Answering any question honestly and advocating unwaveringly for the children are the reasons Perry said residents should vote for her.
A management consultant labor negotiator and a part-time L.L. Bean employee, Rosenblatt, 65, earned her bachelor’s and master’s degrees from Arizona State University and a certificate of labor studies from Cornell University. She is the mother of two grown children and resides at 18 Tall Pines Road.
Rosenblatt said she’s seeking re-election because she wants to complete unfinished business that includes rewriting and creating School Department job descriptions. Her experience in labor negotiations makes her well-qualified to continue in her multiple roles on the board, she said.
“It’s always been in my life to give to the community and the state in a variety of ways,” she said. “It takes a lot of time and energy and I think I’ve demonstrated I have that.”
The three most pressing issues the board faces, according to Rosenblatt, are funding sources: “Doing the same or more with fewer resources,” how to deal with Wentworth School and labor management relations.
Last year, Rosenblatt went through the budget line by line to determine areas of potential savings, she said. She said she discovered one area was double-budgeted and in another there was a failure to reduce the budget to reflect reductions in energy costs.
As the board faces a challenging year financially, she said possible cuts could be made by consolidating administrative positions and considering alternative means of instruction, such as computer-based learning, for student courses and teacher training. Other savings might be found by combining bus routes and increasing class sizes, she said.
As for a new school, she said a referendum should be on the ballot within the next three years.
Rosenblatt said she also has concerns about the lack of transparency and communication between administration, the board and parents. She said she believes the board is not always informed fully or in a timely matter on “issues that impact the school, the kids and the staff.”
“We represent the parents and the public,” she said. “We should be informed.”
Her commitment to fiscal responsibility, balanced with her judgment, Rosenblatt said, are the reasons Scarborough residents should vote for her.
Shields, 48, of 6 Bridle Court, is a statistician working as a marketing analysis manager at Idexx Laboratories. Married, with two children, he earned his master’s degree in statistics from the University of New Mexico and his bachelor’s in mathematics from the State University of New York at Potsdam.
“Because I’m a parent of school-aged kids, this is one way I think I can contribute the best,” he said. “I really think we’re at a crucial point. We have an excellent school system … but I think for the long term, we’re pushing it with the lack of support from the community.”
With Scarborough teachers’ salaries lower than in surrounding areas and a lower-than-state-average town contribution per student, Shields said he is concerned about the district’s ability to maintain excellence.

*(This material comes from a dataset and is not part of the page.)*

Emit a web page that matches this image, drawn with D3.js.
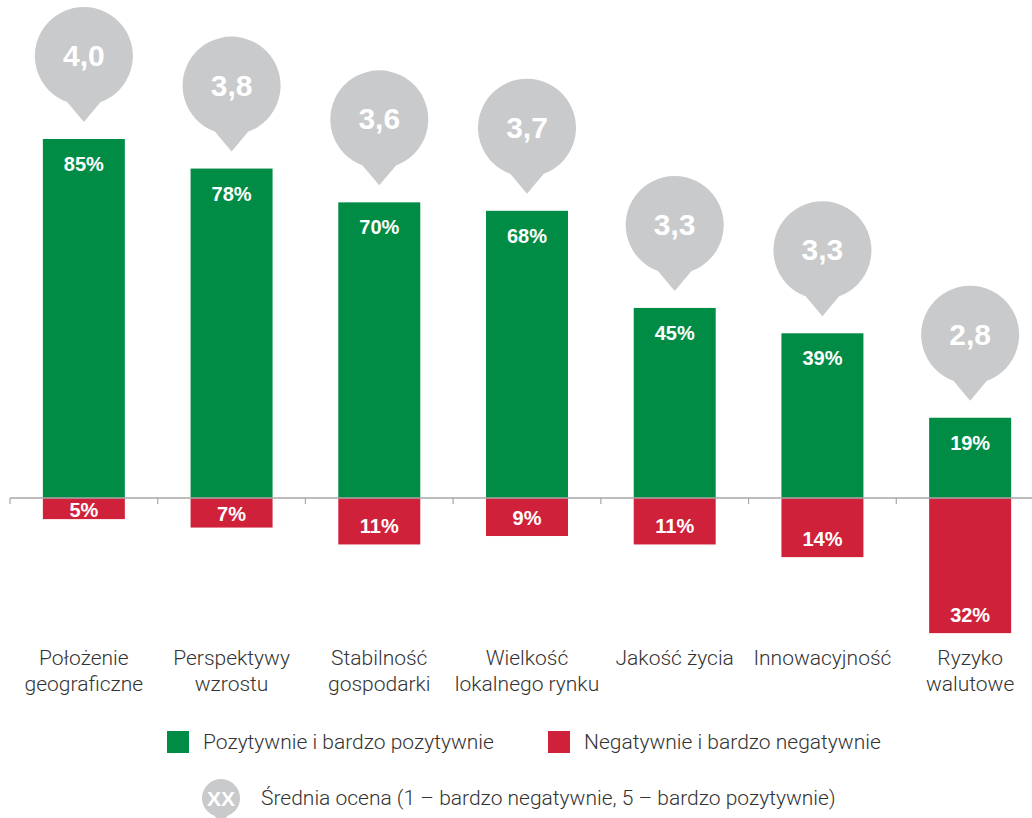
<!DOCTYPE html>
<html>
<head>
<meta charset="utf-8">
<script src="https://cdn.jsdelivr.net/npm/d3@7"></script>
<style>
  body { margin: 0; background: #fff; }
  svg { display: block; }
</style>
</head>
<body>
<div id="chart"></div>
<script>
const categories = [
  ["Położenie", "geograficzne"],
  ["Perspektywy", "wzrostu"],
  ["Stabilność", "gospodarki"],
  ["Wielkość", "lokalnego rynku"],
  ["Jakość życia"],
  ["Innowacyjność"],
  ["Ryzyko", "walutowe"]
];
const positive = [85, 78, 70, 68, 45, 39, 19];
const negative = [5, 7, 11, 9, 11, 14, 32];
const average = ["4,0", "3,8", "3,6", "3,7", "3,3", "3,3", "2,8"];

const width = 1032;
const height = 818;
const green = "#008c45";
const red = "#d0213a";
const gray = "#c9cacc";

const svg = d3.select("#chart")
  .append("svg")
  .attr("width", width)
  .attr("height", height);

const x = d3.scaleBand()
  .domain(d3.range(categories.length))
  .range([10, 1044])
  .paddingInner(0.445)
  .paddingOuter(0.2225);

const y = d3.scaleLinear()
  .domain([0, 85])
  .range([498, 139]);

// positive bars
svg.selectAll(".pos")
  .data(positive)
  .enter()
  .append("rect")
  .attr("x", (d, i) => x(i))
  .attr("y", (d) => y(d))
  .attr("width", x.bandwidth())
  .attr("height", (d) => y(0) - y(d))
  .attr("fill", green);

// negative bars
svg.selectAll(".neg")
  .data(negative)
  .enter()
  .append("rect")
  .attr("x", (d, i) => x(i))
  .attr("y", y(0))
  .attr("width", x.bandwidth())
  .attr("height", (d) => y(-d) - y(0))
  .attr("fill", red);

// axis line with ticks at band boundaries
const step = x.step();
const axis = svg.append("g");
axis.append("line")
  .attr("x1", 10).attr("x2", width)
  .attr("y1", y(0)).attr("y2", y(0))
  .attr("stroke", "#a7a7a9")
  .attr("stroke-width", 1.6);
axis.selectAll(".tick")
  .data(d3.range(categories.length))
  .enter()
  .append("line")
  .attr("x1", (d) => 10 + d * step)
  .attr("x2", (d) => 10 + d * step)
  .attr("y1", y(0))
  .attr("y2", y(0) + 6)
  .attr("stroke", "#a7a7a9")
  .attr("stroke-width", 1.2);

// value labels
svg.selectAll(".posLabel")
  .data(positive)
  .enter()
  .append("text")
  .attr("x", (d, i) => x(i) + x.bandwidth() / 2)
  .attr("y", (d) => y(d) + 32)
  .attr("text-anchor", "middle")
  .attr("font-family", "Liberation Sans, Arial, sans-serif")
  .attr("font-weight", "bold")
  .attr("font-size", 20)
  .attr("fill", "#fff")
  .text((d) => d + "%");

svg.selectAll(".negLabel")
  .data(negative)
  .enter()
  .append("text")
  .attr("x", (d, i) => x(i) + x.bandwidth() / 2)
  .attr("y", (d) => {
    const h = y(-d) - y(0);
    return y(-d) - Math.min(h / 2, 19) + 8;
  })
  .attr("text-anchor", "middle")
  .attr("font-family", "Liberation Sans, Arial, sans-serif")
  .attr("font-weight", "bold")
  .attr("font-size", 20)
  .attr("fill", "#fff")
  .text((d) => d + "%");

// pin shaped bubble
function pinPath(cx, cy, r, tail) {
  const a = 20 * Math.PI / 180;
  const lx = cx - r * Math.sin(a), ly = cy + r * Math.cos(a);
  const rx = cx + r * Math.sin(a);
  return `M${lx},${ly} A${r},${r} 0 1 1 ${rx},${ly} L${cx},${cy + tail} Z`;
}

const bubbles = svg.selectAll(".bubble")
  .data(positive)
  .enter()
  .append("g")
  .attr("transform", (d, i) => `translate(${x(i) + x.bandwidth() / 2},${y(d) - 83})`);

bubbles.append("path")
  .attr("d", pinPath(0, 0, 49, 66))
  .attr("fill", gray);

bubbles.append("text")
  .attr("text-anchor", "middle")
  .attr("y", 10)
  .attr("font-family", "Liberation Sans, Arial, sans-serif")
  .attr("font-weight", "bold")
  .attr("font-size", 30)
  .attr("fill", "#fff")
  .text((d, i) => average[i]);

// category labels
const catLabels = svg.selectAll(".cat")
  .data(categories)
  .enter()
  .append("text")
  .attr("x", (d, i) => x(i) + x.bandwidth() / 2)
  .attr("y", 665)
  .attr("text-anchor", "middle")
  .attr("font-family", "Roboto, sans-serif")
  .attr("font-weight", 300)
  .attr("font-size", 21)
  .attr("fill", "#333");

catLabels.selectAll("tspan")
  .data((d) => d)
  .enter()
  .append("tspan")
  .attr("x", function () { return d3.select(this.parentNode).attr("x"); })
  .attr("dy", (d, i) => (i === 0 ? 0 : 26))
  .text((d) => d);

// legend
const legendItems = [
  { label: "Pozytywnie i bardzo pozytywnie", color: green, x: 167 },
  { label: "Negatywnie i bardzo negatywnie", color: red, x: 548 }
];

const legend = svg.selectAll(".legend")
  .data(legendItems)
  .enter()
  .append("g")
  .attr("transform", (d) => `translate(${d.x},731)`);

legend.append("rect")
  .attr("width", 22)
  .attr("height", 22)
  .attr("fill", (d) => d.color);

legend.append("text")
  .attr("x", 36)
  .attr("y", 18)
  .attr("font-family", "Roboto, sans-serif")
  .attr("font-weight", 300)
  .attr("font-size", 21)
  .attr("fill", "#333")
  .text((d) => d.label);

const avgLegend = svg.append("g")
  .attr("transform", "translate(221,798)");

avgLegend.append("path")
  .attr("d", pinPath(0, 0, 19, 26))
  .attr("fill", gray);

avgLegend.append("text")
  .attr("text-anchor", "middle")
  .attr("y", 8)
  .attr("font-family", "Liberation Sans, Arial, sans-serif")
  .attr("font-weight", "bold")
  .attr("font-size", 21)
  .attr("fill", "#fff")
  .text("XX");

avgLegend.append("text")
  .attr("x", 40)
  .attr("y", 7)
  .attr("font-family", "Roboto, sans-serif")
  .attr("font-weight", 300)
  .attr("font-size", 21)
  .attr("fill", "#333")
  .text("Średnia ocena (1 – bardzo negatywnie, 5 – bardzo pozytywnie)");
</script>
</body>
</html>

Though he has not previously served on a school board, Shields has volunteered with his daughter’s Girl Scout troop and as a science teacher at the Chinese School in Portland. He has also run professional conferences throughout New England.
The biggest issues for Shields are finishing teacher contract negotiations, replacing Wentworth School and improving curriculum.
Teacher funding can impact the town’s future, he said, by moving it past what he called a crossroads between higher-end jobs and “almost facing stagnation.” Progress, he believes, will be affected by improving the schools.
“To help keep our educational excellence where it is, if not grow it, the last thing we want to do is cut teaching staff and increase student-teacher ratios beyond where they already are,” he said. “This economic downturn is temporary and recovering from teacher cuts takes longer.”
He suggested the board look at cuts to transportation, reducing the number of bus runs per day from three to two.
With its ventilation problems, asbestos and overcrowding, Wentworth School needs to be replaced, Shields said. He believes a school referendum should be placed on the 2010 ballot.
And curriculum in Scarborough needs to be more diverse, he said, offering a wider variety of courses that will help students get into the colleges of their choice.
Because of his listening skills and his determination to improve the system, Shields said, he would be a good representative of the town’s parents.
Wiseman, 49, of 61 Ocean Ave., is a stay-at-home mom and community volunteer. Married and the mother of two, she refused to share her educational background.
“I have a strong interest in the quality of education,” she said. “I’m running for re-election because I’d like to finish my work on the Policy Committee.”
She listed her three years of experience on the board, coupled with her ability to be open-minded and willingness to listen to both sides before making decisions, as her qualifications for re-election.
The budget, the future of Wentworth School and teacher contracts are the big issues that the town faces, Wiseman said.
Though last year’s budget process was difficult, with state funding cuts and the tough economic times, this year will be even more difficult, she said. Her plan is to look at the budget from the perspective of the classroom to make sure the teachers have the resources they need, she said.
While she couldn’t identify specific areas to cut at this point, she said maybe some money could be found in transportation or facilities maintenance. But she stressed that curriculum must be kept up to date and she would try to keep class sizes down.
Wiseman said “it’s obvious Scarborough needs a new intermediate school” to replace Wentworth but, with the uncertain economic climate, she does not think a referendum question should be on the ballot right away. Though the building is less than ideal, she said the board has continued to address safety and environmental concerns to keep the children safe. She recommends the board work hard to educate the public over the next couple of years to help them understand the need for a new school and predicted if the referendum is placed on the ballot in two to three years, it will pass.
Teacher morale is affected if the district continues without a new teacher contract, Wiseman said.
“It’s to everyone’s benefit to come to a resolution as soon as possible,” she said.
Wiseman said she makes her work on the Board of Education her “top priority. I truly care about the quality of education and the best interest of the children – and I worry about the money.”
Election Day is Tuesday, Nov. 3, with voting from 6 a.m. to 8 p.m. at the Scarborough High School gymnasium. In addition to the School Board, voters will be asked to choose two town councilors from a field of four and two candidates in an uncontested race for the Scarborough Sanitary District seats.
They will also be asked to weigh in on a local referendum asking approval for up to $1 million in land bonds for the possible purchase of conservation properties.